Por un niño francés de 18 años se quieren pagar 200 millones de euros... Y la prensa, que debería(mos) frenar su agonizante descrédito con la crítica que un día la hizo poderosa, informa excitada y enferma de complicidad de un barbarie más, presentado la indecencia como un derecho de la ley del mercado. Pocos clubes no están arruinados, maquillados por la complaciente inyección de capital patrio y público, de turbios avales privados, compitiendo por deslumbrar entre la basura. El dinero sirve para mantener con vida artificial una estructura insostenible, disfrazada de un enriquecimiento del espectáculo que, sin embargo, emprobrece por la desiguladad de la repartición de los beneficios. Lo que importa de verdad, para gloria del tercermundismo, es perpetuar la brecha entre los palacios y las chabolas.

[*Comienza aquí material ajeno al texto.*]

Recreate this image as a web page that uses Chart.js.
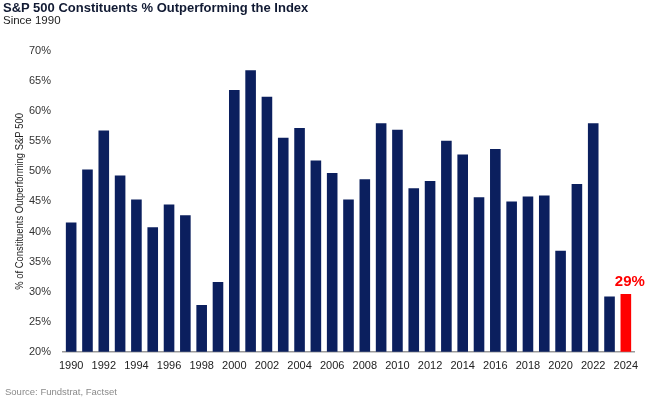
<!DOCTYPE html>
<html>
<head>
<meta charset="utf-8">
<script src="https://cdn.jsdelivr.net/npm/chart.js@4"></script>
<style>
  body { margin: 0; background: #fff; }
  #wrap { position: relative; width: 650px; height: 397px; font-family: "Liberation Sans", Arial, sans-serif; }
  #chart { position: absolute; left: 0; top: 0; }
  .title { position: absolute; left: 3px; top: 0px; font-size: 13px; font-weight: bold; color: #111a33; }
  .subtitle { position: absolute; left: 3px; top: 14px; font-size: 11.5px; color: #222; }
  .source { position: absolute; left: 5px; top: 386px; font-size: 9.5px; color: #8a8a8a; }
</style>
</head>
<body>
<div id="wrap">
  <canvas id="chart" width="650" height="397"></canvas>
  <div class="title">S&amp;P 500 Constituents % Outperforming the Index</div>
  <div class="subtitle">Since 1990</div>
  <div class="source">Source: Fundstrat, Factset</div>
</div>
<script>
// Years on the x axis
const years = [
  1990, 1991, 1992, 1993, 1994, 1995, 1996, 1997, 1998, 1999,
  2000, 2001, 2002, 2003, 2004, 2005, 2006, 2007, 2008, 2009,
  2010, 2011, 2012, 2013, 2014, 2015, 2016, 2017, 2018, 2019,
  2020, 2021, 2022, 2023, 2024
];

// % of constituents outperforming the index
const pctOutperforming = [
  41.5, 50.3, 56.8, 49.3, 45.3, 40.7, 44.5, 42.7, 27.8, 31.6,
  63.5, 66.8, 62.4, 55.6, 57.2, 51.8, 49.7, 45.3, 48.7, 58.0,
  56.9, 47.2, 48.4, 55.1, 52.8, 45.7, 53.7, 45.0, 45.8, 46.0,
  36.8, 47.9, 58.0, 29.2, 29.6
];

// Y axis ticks
const yMin = 20;
const yMax = 70;
const yStep = 5;
const yTitle = "% of Constituents Outperforming S&P 500";

// The highlighted latest year and its label
const highlightYear = 2024;
const highlightLabel = "29%";

const navy = "#0b1f5e";
const red = "#ff0000";

const barColors = years.map(y => (y === highlightYear ? red : navy));

// Callout above the highlighted bar + condensed y axis title
const extrasPlugin = {
  id: "extras",
  afterDatasetsDraw(chart) {
    const ctx = chart.ctx;
    const idx = years.indexOf(highlightYear);
    const bar = chart.getDatasetMeta(0).data[idx];
    if (bar) {
      ctx.save();
      ctx.font = "bold 15px 'Liberation Sans', Arial, sans-serif";
      ctx.fillStyle = red;
      ctx.textAlign = "center";
      ctx.textBaseline = "bottom";
      ctx.fillText(highlightLabel, bar.x + 4, bar.y - 5);
      ctx.restore();
    }

    // narrow-looking axis title, like the original
    const area = chart.chartArea;
    ctx.save();
    ctx.translate(20, (area.top + area.bottom) / 2);
    ctx.rotate(-Math.PI / 2);
    ctx.scale(0.82, 1);
    ctx.font = "11.5px 'Liberation Sans', Arial, sans-serif";
    ctx.fillStyle = "#222";
    ctx.textAlign = "center";
    ctx.textBaseline = "middle";
    ctx.fillText(yTitle, 0, 0);
    ctx.restore();
  }
};

const ctx = document.getElementById("chart");
new Chart(ctx, {
  type: "bar",
  data: {
    labels: years.map(String),
    datasets: [{
      data: pctOutperforming,
      backgroundColor: barColors,
      borderWidth: 0,
      barPercentage: 0.65,
      categoryPercentage: 1.0
    }]
  },
  options: {
    responsive: false,
    animation: false,
    layout: { padding: { top: 51, right: 16, bottom: 16, left: 0 } },
    plugins: {
      legend: { display: false },
      tooltip: { enabled: false }
    },
    scales: {
      x: {
        grid: { display: false, drawTicks: false },
        border: { display: true, color: "#9a9a9a", width: 1.5 },
        ticks: {
          autoSkip: false,
          maxRotation: 0,
          padding: 8,
          color: "#222",
          font: { family: "'Liberation Sans', Arial, sans-serif", size: 11 },
          callback: function (val, i) {
            return i % 2 === 0 ? this.getLabelForValue(val) : "";
          }
        }
      },
      y: {
        min: yMin,
        max: yMax,
        grid: { display: false, drawTicks: false },
        border: { display: false },
        afterFit(scale) { scale.width = 63; },
        ticks: {
          stepSize: yStep,
          padding: 12,
          color: "#333",
          font: { family: "'Liberation Sans', Arial, sans-serif", size: 11 },
          callback: v => v + "%"
        }
      }
    }
  },
  plugins: [extrasPlugin]
});
</script>
</body>
</html>
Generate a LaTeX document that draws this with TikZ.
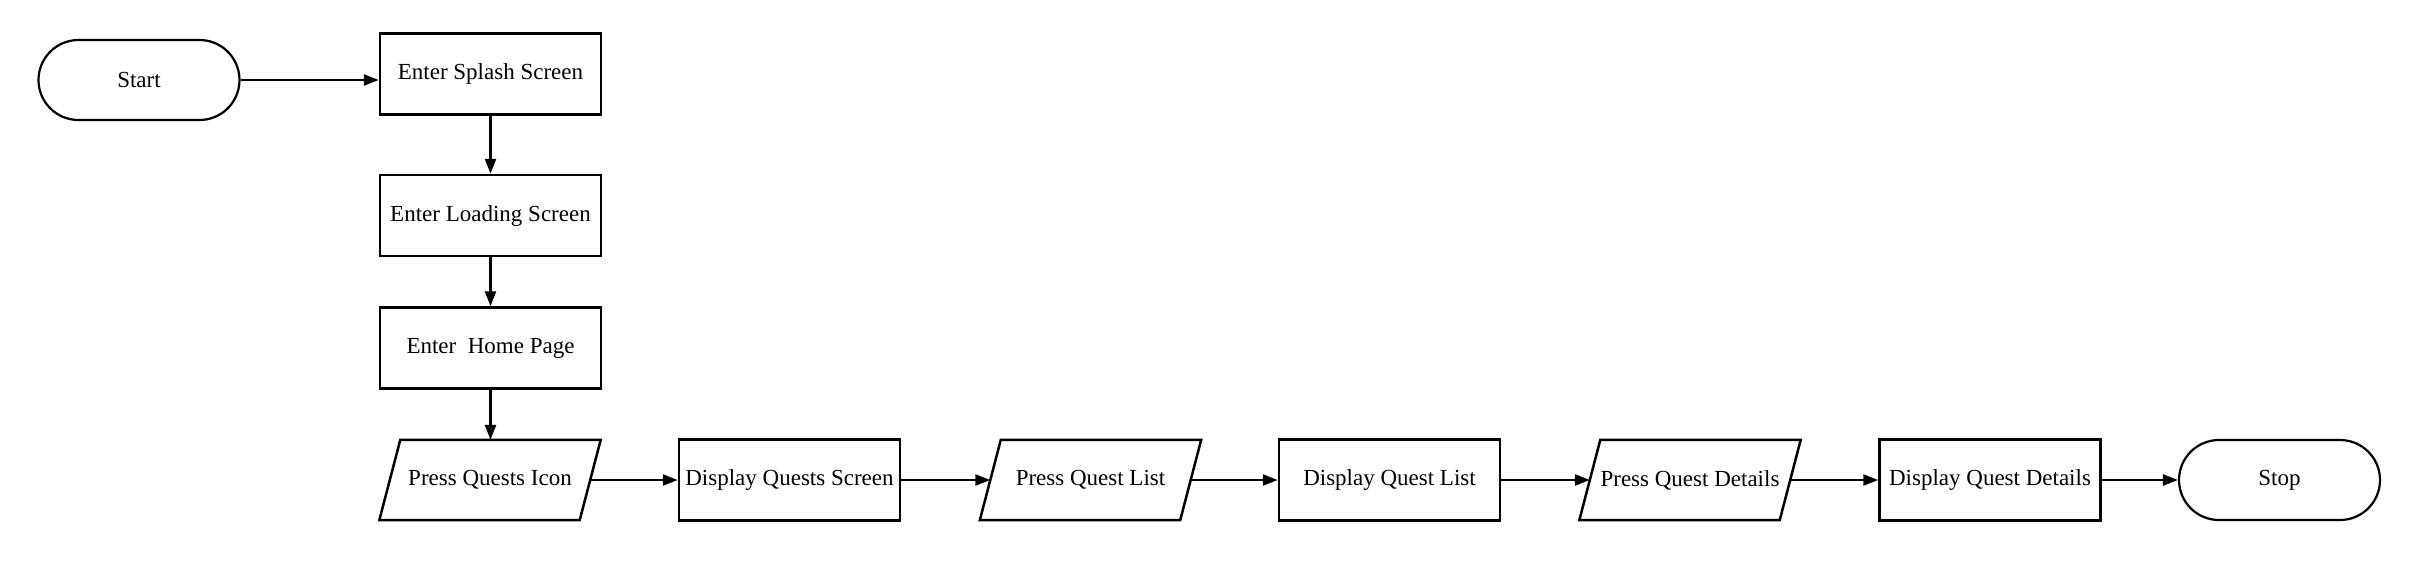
\documentclass[tikz,border=0pt]{standalone}
\usepackage{fontspec}
\setmainfont{Liberation Serif}
\usetikzlibrary{arrows.meta}
\begin{document}
\begin{tikzpicture}[x=1pt,y=-1pt,
  every node/.style={font=\fontsize{23}{27}\selectfont, inner sep=0pt},
  procbox/.style={draw, line width=2.5pt, minimum width=221pt, minimum height=81pt},
  termbox/.style={draw, line width=2.2pt, rounded corners=40pt, minimum width=201pt, minimum height=80pt},
  iobox/.style={minimum width=221pt, minimum height=80pt},
  ioedge/.style={line width=2.5pt, line join=miter},
  flow/.style={line width=2.5pt, -{Triangle[length=15pt,width=11pt]}}
]
\useasboundingbox (0,0) rectangle (2420,560);
\node[termbox] (start) at (139,80) {Start};
\node[procbox] (splash) at (490.5,74) {Enter Splash Screen};
\node[procbox] (loading) at (490.5,215.5) {Enter Loading Screen};
\node[procbox] (home) at (490.5,348) {Enter~ Home Page};
\node[iobox] (pqi) at (490,480) {Press Quests Icon};
\node[procbox] (dqs) at (789.5,480) {Display Quests Screen};
\node[iobox] (pql) at (1090.5,480) {Press Quest List};
\node[procbox] (dql) at (1389.5,480) {Display Quest List};
\node[iobox] (pqd) at (1690,480) {Press Quest Details};
\node[procbox] (dqd) at (1990,480) {Display Quest Details};
\node[termbox] (stop) at (2279.5,480) {Stop};

\foreach \n in {pqi,pql,pqd}{
  \draw[ioedge] ([xshift=21pt]\n.north west) -- (\n.north east) -- ([xshift=-21pt]\n.south east) -- (\n.south west) -- cycle;
  \coordinate (\n-l) at ([xshift=10.5pt]\n.west);
  \coordinate (\n-r) at ([xshift=-10.5pt]\n.east);
}

\draw[flow] (start.east) -- (start.east -| splash.west);
\draw[flow] (splash) -- (loading);
\draw[flow] (loading) -- (home);
\draw[flow] (home.south) -- (pqi.north -| home.south);
\draw[flow] (pqi-r) -- (dqs);
\draw[flow] (dqs) -- (pql-l);
\draw[flow] (pql-r) -- (dql);
\draw[flow] (dql) -- (pqd-l);
\draw[flow] (pqd-r) -- (dqd);
\draw[flow] (dqd) -- (stop);
\end{tikzpicture}
\end{document}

La paradoja es que este paraíso de tramposos, rufianes, vividores y otras especies que se reproducen en las cloacas de la lujuria económica se alimenta de la virginidad, de sus canteras o del rapto de los brillantes alumnos de escuelas ajenas. El deporte base es el último refugio para recuperar la cordura y comenzar, si esta ingenua propuesta es posible, la regeneración de un universo apasionante pero mutilado de principios a medida que los tentáculos de la intermediación tientan a padres y chicos con abrazos de glorias imposibles. No es sencillo delimitar y establecer espacios naturales y protegidos contra la temprana intromisión, pero podría ser un principio bajo el amparo de una estructura mucho más profesional y tecnificada que en la élite. Porque pocos parecen comprender que para recoger deslumbrantes u honestas cosechas hay que sembrar sin urgencias. Con cariño, mayúscula dedicación y un riego constante de fundamentos. Para formar personas que sepan competir en un firmamento justo, no en el actual, ensombrecido por una lluvia de estrellas fugaces con los bolsillos llenos de monedas y el corazón mercenario que le enseñaron los señores de la viscosidad.